— START Data —

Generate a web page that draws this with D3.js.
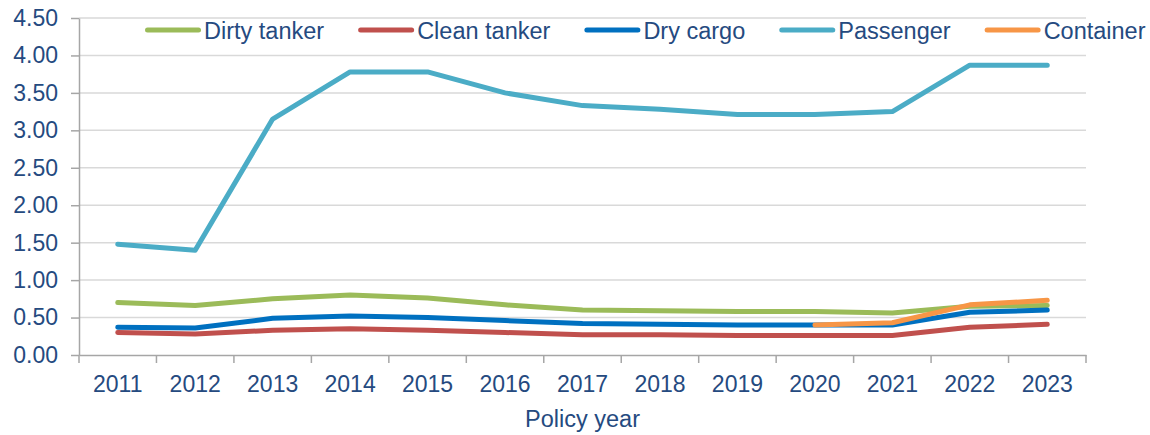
<!DOCTYPE html>
<html>
<head>
<meta charset="utf-8">
<script src="https://cdn.jsdelivr.net/npm/d3@7"></script>
<style>
  body { margin: 0; background: #fff; }
  text { font-family: "Liberation Sans", Arial, sans-serif; fill: #254a80; }
</style>
</head>
<body>
<div id="canvas"></div>
<script>
// data
var years = ['2011','2012','2013','2014','2015','2016','2017','2018','2019','2020','2021','2022','2023'];
var dirtyTanker = [0.70, 0.66, 0.75, 0.80, 0.76, 0.67, 0.60, 0.59, 0.58, 0.58, 0.56, 0.65, 0.66];
var cleanTanker = [0.30, 0.28, 0.33, 0.35, 0.33, 0.30, 0.27, 0.27, 0.26, 0.26, 0.26, 0.37, 0.41];
var dryCargo    = [0.37, 0.36, 0.49, 0.52, 0.50, 0.46, 0.42, 0.41, 0.40, 0.40, 0.40, 0.57, 0.60];
var passenger   = [1.48, 1.40, 3.15, 3.78, 3.78, 3.50, 3.33, 3.28, 3.21, 3.21, 3.25, 3.87, 3.87];
var container   = [null, null, null, null, null, null, null, null, null, 0.40, 0.43, 0.67, 0.73];
var yTicks = [0, 0.5, 1, 1.5, 2, 2.5, 3, 3.5, 4, 4.5];

var series = [
  {name: 'Dirty tanker', values: dirtyTanker, color: '#9bbb59'},
  {name: 'Clean tanker', values: cleanTanker, color: '#c0504d'},
  {name: 'Dry cargo',    values: dryCargo,    color: '#0070c0'},
  {name: 'Passenger',    values: passenger,   color: '#4bacc6'},
  {name: 'Container',    values: container,   color: '#f79646'}
];

var W = 1150, H = 435;
var m = {t:18, r:64, b:80, l:79};
var w = W - m.l - m.r,
    h = H - m.t - m.b;

var svg = d3.select('#canvas')
  .append('svg')
  .attr('width', W)
  .attr('height', H);

var plot = svg.append('g')
  .attr('transform', 'translate(' + m.l + ',' + m.t + ')');

var scaleX = d3.scaleBand()
  .domain(years)
  .range([0, w])
  .padding(0);

var scaleY = d3.scaleLinear()
  .domain([0, 4.5])
  .range([h, 0]);

// gridlines
plot.selectAll('.grid')
  .data(yTicks.filter(function(d){ return d > 0; }))
  .enter()
  .append('line')
  .attr('x1', 0)
  .attr('x2', w)
  .attr('y1', function(d){ return scaleY(d); })
  .attr('y2', function(d){ return scaleY(d); })
  .attr('stroke', '#d9d9d9')
  .attr('stroke-width', 1.5);

// y axis
var axisY = d3.axisLeft(scaleY)
  .tickValues(yTicks)
  .tickFormat(d3.format('.2f'))
  .tickSize(8)
  .tickPadding(13)
  .tickSizeOuter(0);

var gy = plot.append('g').call(axisY);
gy.select('.domain').attr('stroke', '#a6a6a6').attr('stroke-width', 1.5);
gy.selectAll('.tick line').attr('stroke', '#a6a6a6').attr('stroke-width', 1.5);
gy.selectAll('.tick text')
  .style('font-size', '23px')
  .attr('fill', '#254a80');

// x axis: labels at band centres, ticks on band edges
var axisX = d3.axisBottom(scaleX)
  .tickSize(0)
  .tickPadding(21)
  .tickSizeOuter(0);

var gx = plot.append('g')
  .attr('transform', 'translate(0,' + h + ')')
  .call(axisX);
gx.select('.domain').attr('stroke', '#a6a6a6').attr('stroke-width', 1.5);
gx.selectAll('.tick text')
  .style('font-size', '23px')
  .attr('fill', '#254a80');

gx.selectAll('.edge')
  .data(years.concat(['end']))
  .enter()
  .append('line')
  .attr('x1', function(d){ return d === 'end' ? w : scaleX(d); })
  .attr('x2', function(d){ return d === 'end' ? w : scaleX(d); })
  .attr('y1', 0)
  .attr('y2', 8)
  .attr('stroke', '#a6a6a6')
  .attr('stroke-width', 1.5);

// axis title
plot.append('text')
  .attr('x', w / 2)
  .attr('y', h + 72)
  .attr('text-anchor', 'middle')
  .style('font-size', '23.5px')
  .text('Policy year');

// lines
var line = d3.line()
  .defined(function(d){ return d.v !== null; })
  .x(function(d){ return scaleX(d.year) + scaleX.bandwidth() / 2; })
  .y(function(d){ return scaleY(d.v); });

plot.selectAll('.series')
  .data(series)
  .enter()
  .append('path')
  .attr('fill', 'none')
  .attr('stroke', function(d){ return d.color; })
  .attr('stroke-width', 5)
  .attr('stroke-linecap', 'round')
  .attr('stroke-linejoin', 'round')
  .attr('d', function(d){
    return line(d.values.map(function(v, i){ return {year: years[i], v: v}; }));
  });

// legend
var legend = svg.append('g').attr('transform', 'translate(145,30)');
var lx = 0;
series.forEach(function(s){
  var item = legend.append('g').attr('transform', 'translate(' + lx + ',0)');
  item.append('line')
    .attr('x1', 2.5).attr('x2', 53.5)
    .attr('y1', 0).attr('y2', 0)
    .attr('stroke', s.color)
    .attr('stroke-width', 5)
    .attr('stroke-linecap', 'round');
  var t = item.append('text')
    .attr('x', 59)
    .attr('y', 8.5)
    .style('font-size', '23.5px')
    .text(s.name);
  lx += 59 + t.node().getComputedTextLength() + 34;
});
</script>
</body>
</html>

— END Data —

Extract every line of the data exactly; pictures stay out.

Generate a web page that draws this with D3.js.
<!DOCTYPE html>
<html>
<head>
<meta charset="utf-8">
<script src="https://cdn.jsdelivr.net/npm/d3@7"></script>
<style>
  body { margin: 0; background: #fff; }
  text { font-family: "Liberation Sans", Arial, sans-serif; fill: #254a80; }
</style>
</head>
<body>
<div id="canvas"></div>
<script>
// data
var years = ['2011','2012','2013','2014','2015','2016','2017','2018','2019','2020','2021','2022','2023'];
var dirtyTanker = [0.70, 0.66, 0.75, 0.80, 0.76, 0.67, 0.60, 0.59, 0.58, 0.58, 0.56, 0.65, 0.66];
var cleanTanker = [0.30, 0.28, 0.33, 0.35, 0.33, 0.30, 0.27, 0.27, 0.26, 0.26, 0.26, 0.37, 0.41];
var dryCargo    = [0.37, 0.36, 0.49, 0.52, 0.50, 0.46, 0.42, 0.41, 0.40, 0.40, 0.40, 0.57, 0.60];
var passenger   = [1.48, 1.40, 3.15, 3.78, 3.78, 3.50, 3.33, 3.28, 3.21, 3.21, 3.25, 3.87, 3.87];
var container   = [null, null, null, null, null, null, null, null, null, 0.40, 0.43, 0.67, 0.73];
var yTicks = [0, 0.5, 1, 1.5, 2, 2.5, 3, 3.5, 4, 4.5];

var series = [
  {name: 'Dirty tanker', values: dirtyTanker, color: '#9bbb59'},
  {name: 'Clean tanker', values: cleanTanker, color: '#c0504d'},
  {name: 'Dry cargo',    values: dryCargo,    color: '#0070c0'},
  {name: 'Passenger',    values: passenger,   color: '#4bacc6'},
  {name: 'Container',    values: container,   color: '#f79646'}
];

var W = 1150, H = 435;
var m = {t:18, r:64, b:80, l:79};
var w = W - m.l - m.r,
    h = H - m.t - m.b;

var svg = d3.select('#canvas')
  .append('svg')
  .attr('width', W)
  .attr('height', H);

var plot = svg.append('g')
  .attr('transform', 'translate(' + m.l + ',' + m.t + ')');

var scaleX = d3.scaleBand()
  .domain(years)
  .range([0, w])
  .padding(0);

var scaleY = d3.scaleLinear()
  .domain([0, 4.5])
  .range([h, 0]);

// gridlines
plot.selectAll('.grid')
  .data(yTicks.filter(function(d){ return d > 0; }))
  .enter()
  .append('line')
  .attr('x1', 0)
  .attr('x2', w)
  .attr('y1', function(d){ return scaleY(d); })
  .attr('y2', function(d){ return scaleY(d); })
  .attr('stroke', '#d9d9d9')
  .attr('stroke-width', 1.5);

// y axis
var axisY = d3.axisLeft(scaleY)
  .tickValues(yTicks)
  .tickFormat(d3.format('.2f'))
  .tickSize(8)
  .tickPadding(13)
  .tickSizeOuter(0);

var gy = plot.append('g').call(axisY);
gy.select('.domain').attr('stroke', '#a6a6a6').attr('stroke-width', 1.5);
gy.selectAll('.tick line').attr('stroke', '#a6a6a6').attr('stroke-width', 1.5);
gy.selectAll('.tick text')
  .style('font-size', '23px')
  .attr('fill', '#254a80');

// x axis: labels at band centres, ticks on band edges
var axisX = d3.axisBottom(scaleX)
  .tickSize(0)
  .tickPadding(21)
  .tickSizeOuter(0);

var gx = plot.append('g')
  .attr('transform', 'translate(0,' + h + ')')
  .call(axisX);
gx.select('.domain').attr('stroke', '#a6a6a6').attr('stroke-width', 1.5);
gx.selectAll('.tick text')
  .style('font-size', '23px')
  .attr('fill', '#254a80');

gx.selectAll('.edge')
  .data(years.concat(['end']))
  .enter()
  .append('line')
  .attr('x1', function(d){ return d === 'end' ? w : scaleX(d); })
  .attr('x2', function(d){ return d === 'end' ? w : scaleX(d); })
  .attr('y1', 0)
  .attr('y2', 8)
  .attr('stroke', '#a6a6a6')
  .attr('stroke-width', 1.5);

// axis title
plot.append('text')
  .attr('x', w / 2)
  .attr('y', h + 72)
  .attr('text-anchor', 'middle')
  .style('font-size', '23.5px')
  .text('Policy year');

// lines
var line = d3.line()
  .defined(function(d){ return d.v !== null; })
  .x(function(d){ return scaleX(d.year) + scaleX.bandwidth() / 2; })
  .y(function(d){ return scaleY(d.v); });

plot.selectAll('.series')
  .data(series)
  .enter()
  .append('path')
  .attr('fill', 'none')
  .attr('stroke', function(d){ return d.color; })
  .attr('stroke-width', 5)
  .attr('stroke-linecap', 'round')
  .attr('stroke-linejoin', 'round')
  .attr('d', function(d){
    return line(d.values.map(function(v, i){ return {year: years[i], v: v}; }));
  });

// legend
var legend = svg.append('g').attr('transform', 'translate(145,30)');
var lx = 0;
series.forEach(function(s){
  var item = legend.append('g').attr('transform', 'translate(' + lx + ',0)');
  item.append('line')
    .attr('x1', 2.5).attr('x2', 53.5)
    .attr('y1', 0).attr('y2', 0)
    .attr('stroke', s.color)
    .attr('stroke-width', 5)
    .attr('stroke-linecap', 'round');
  var t = item.append('text')
    .attr('x', 59)
    .attr('y', 8.5)
    .style('font-size', '23.5px')
    .text(s.name);
  lx += 59 + t.node().getComputedTextLength() + 34;
});
</script>
</body>
</html>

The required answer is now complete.